I don't really see this so much as a matter of attracting investors, more a quesiton of the consortium covering its costs, much in the same way that railway companies in the UK got involved in housing development in order to create a market for their services.
I think investors such as say Rolex and other luxury goods manufacturers will follow later.

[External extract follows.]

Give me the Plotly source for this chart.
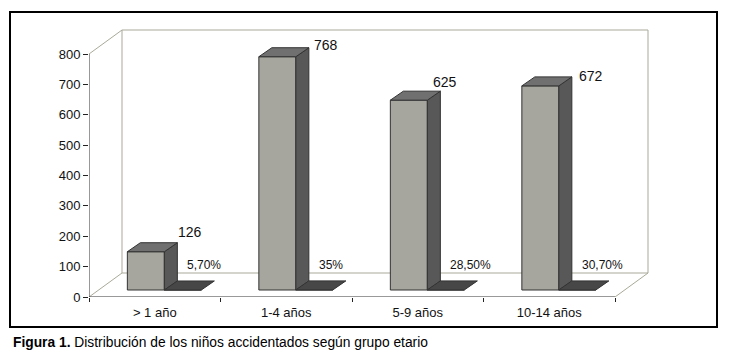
import plotly.graph_objects as go

# ---------------- data ----------------
categories = ["> 1 año", "1-4 años", "5-9 años", "10-14 años"]
counts = [126, 768, 625, 672]
percents = [5.7, 35.0, 28.5, 30.7]
percent_labels = ["5,70%", "35%", "28,50%", "30,70%"]
y_ticks = [0, 100, 200, 300, 400, 500, 600, 700, 800]
caption = "<b>Figura 1.</b> Distribución de los niños accidentados según grupo etario"

# ---------------- layout geometry (pixels) ----------------
OFF = 8                      # page body margin
W, H = 731 - OFF, 361 - OFF
ML, MT = 89 - OFF, 25 - OFF
PLOT_R, PLOT_B = 660 - OFF, 297 - OFF
MR, MB = W - PLOT_R, H - PLOT_B
PW = W - ML - MR
PH = H - MT - MB
N = len(categories)
CAT_PX = 131.5              # pixels per category
Y_TOP = y_ticks[-1]
Y_PX = 243 / Y_TOP          # pixels per value unit
XR = PW / CAT_PX
YR = PH / Y_PX


def ux(px):
    return px / CAT_PX


def uy(px):
    return px / Y_PX


def paper_x(px):
    return (px - OFF - ML) / PW


def paper_y(py):
    return (H - MB - (py - OFF)) / PH


# 3D depth vectors (in data units)
WDX, WDY = ux(33), uy(24)     # wall depth
FDX, FDY = ux(9.6), uy(7)     # bar front plane
BDX, BDY = ux(13), uy(9)      # bar depth
BW = ux(37)                   # bar width

FONT = "Liberation Sans, Arial, sans-serif"
FRONT = "#a6a69e"
SIDE = "#585858"
TOP = "#707070"
FLAT = "#474747"
EDGE = "#333333"
WALL = "#a9a999"

fig = go.Figure()

# front faces of the count bars
s1_left = [i + 0.5 - BW + FDX for i in range(N)]
s2_left = [i + 0.5 + FDX for i in range(N)]
fig.add_trace(go.Bar(
    x=[l + BW / 2 for l in s1_left], y=counts, base=FDY, width=BW,
    marker=dict(color=FRONT, line=dict(color=EDGE, width=1)),
    hoverinfo="skip", showlegend=False))
# front faces of the percent bars (almost zero height)
fig.add_trace(go.Bar(
    x=[l + BW / 2 for l in s2_left], y=[p / 100 for p in percents], base=FDY, width=BW,
    marker=dict(color=FLAT, line=dict(color=EDGE, width=1)),
    hoverinfo="skip", showlegend=False))


def faces(lefts, heights):
    sx, sy, tx, ty = [], [], [], []
    for l, h in zip(lefts, heights):
        r = l + BW
        b = FDY
        t = FDY + h
        sx += [r, r + BDX, r + BDX, r, r, None]
        sy += [b, b + BDY, t + BDY, t, b, None]
        tx += [l, r, r + BDX, l + BDX, l, None]
        ty += [t, t, t + BDY, t + BDY, t, None]
    return sx, sy, tx, ty


sx, sy, tx, ty = faces(s1_left, counts)
fig.add_trace(go.Scatter(x=sx, y=sy, mode="lines", fill="toself", fillcolor=SIDE,
                         line=dict(color=EDGE, width=1), hoverinfo="skip", showlegend=False))
fig.add_trace(go.Scatter(x=tx, y=ty, mode="lines", fill="toself", fillcolor=TOP,
                         line=dict(color=EDGE, width=1), hoverinfo="skip", showlegend=False))
sx2, sy2, tx2, ty2 = faces(s2_left, [p / 100 for p in percents])
fig.add_trace(go.Scatter(x=tx2, y=ty2, mode="lines", fill="toself", fillcolor=FLAT,
                         line=dict(color=EDGE, width=1), hoverinfo="skip", showlegend=False))

# front axis lines
fig.add_trace(go.Scatter(x=[0, 0, N], y=[Y_TOP, 0, 0], mode="lines",
                         line=dict(color="#333333", width=1), hoverinfo="skip", showlegend=False))

# walls and floor (behind the bars)
shapes = [
    dict(type="line", xref="x", yref="y", x0=WDX, y0=WDY, x1=WDX, y1=Y_TOP + WDY),
    dict(type="line", xref="x", yref="y", x0=WDX, y0=Y_TOP + WDY, x1=N + WDX, y1=Y_TOP + WDY),
    dict(type="line", xref="x", yref="y", x0=N + WDX, y0=Y_TOP + WDY, x1=N + WDX, y1=WDY),
    dict(type="line", xref="x", yref="y", x0=WDX, y0=WDY, x1=N + WDX, y1=WDY),
    dict(type="line", xref="x", yref="y", x0=0, y0=Y_TOP, x1=WDX, y1=Y_TOP + WDY),
    dict(type="line", xref="x", yref="y", x0=0, y0=0, x1=WDX, y1=WDY),
    dict(type="line", xref="x", yref="y", x0=N, y0=0, x1=N + WDX, y1=WDY),
]
for s in shapes:
    s["line"] = dict(color=WALL, width=1)
    s["layer"] = "below"
# outer frame
shapes.append(dict(type="rect", xref="paper", yref="paper",
                   x0=paper_x(10), x1=paper_x(717), y0=paper_y(327), y1=paper_y(12),
                   line=dict(color="black", width=2), layer="above"))

annotations = []
val_dx = [49, 53, 41, 55]
val_dy = [20, 12, 18, 10]
for l, c, dxp, dyp in zip(s1_left, counts, val_dx, val_dy):
    annotations.append(dict(x=l, y=FDY + c, xref="x", yref="y", text=str(c),
                            showarrow=False, xanchor="left", yanchor="middle",
                            xshift=dxp, yshift=dyp,
                            font=dict(family=FONT, size=14, color="#111111")))
for l, p, t in zip(s2_left, percents, percent_labels):
    annotations.append(dict(x=l, y=FDY + p / 100, xref="x", yref="y", text=t,
                            showarrow=False, xanchor="left", yanchor="middle",
                            xshift=21, yshift=25,
                            font=dict(family=FONT, size=12, color="#111111")))
annotations.append(dict(x=paper_x(11), y=paper_y(342), xref="paper", yref="paper",
                        text=caption, showarrow=False, xanchor="left", yanchor="middle",
                        font=dict(family=FONT, size=13.8, color="#000000")))

fig.update_layout(
    width=W, height=H,
    margin=dict(l=ML, r=MR, t=MT, b=MB, pad=0),
    paper_bgcolor="white", plot_bgcolor="white",
    barmode="overlay", showlegend=False,
    shapes=shapes, annotations=annotations,
    xaxis=dict(range=[0, XR], showgrid=False, zeroline=False, showline=False,
               tickmode="array", tickvals=[i + 0.5 for i in range(N)], ticktext=categories,
               ticks="", ticklabelstandoff=6,
               tickfont=dict(family=FONT, size=13, color="#111111"),
               minor=dict(tickmode="array", tickvals=list(range(N + 1)), ticks="outside",
                          ticklen=4, tickcolor="#222222", showgrid=False),
               fixedrange=True),
    yaxis=dict(range=[0, YR], showgrid=False, zeroline=False, showline=False,
               tickmode="array", tickvals=y_ticks, ticks="outside", ticklen=5,
               tickcolor="#222222", tickfont=dict(family=FONT, size=13, color="#111111"),
               fixedrange=True),
)

fig.write_html("out.html")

The costs of getting to Mars - building the initial infrastructure - can be covered by Space X profits, space agency contributions and philanthropic donations, together with sponsorship, sale of TV and film rights etc. My analysis suggests that over a ten year period the cost would be around $3 billion per annum over ten years. Let's take a look at a theoretical budget:
NASA $1.2 billion per annum
ESA $0.7 billion per annum
Jaxa $200 million pa
ISA $200 million pa
Space X $300 million pa
Philanthropic donations $ 200 million pa
Sponsorship (averaged over 10 years) $50 million pa
TV/film rights** (averaged over 10 years) $50 million pa
[University* data consortium $100 million pa.
(averaged over 10 years)
** Shared across several networks. ]
*Universities agreeing to purchase Mars scientific data - maybe 100 universities across the globe paying each an average of $10million pa.
I should add that a lot of the expenditure is not really new. NASA and ESA are already investing a lot in Mars research - that will just be adapted to a human mission.
Last edited by louis (2012-01-03 13:35:18)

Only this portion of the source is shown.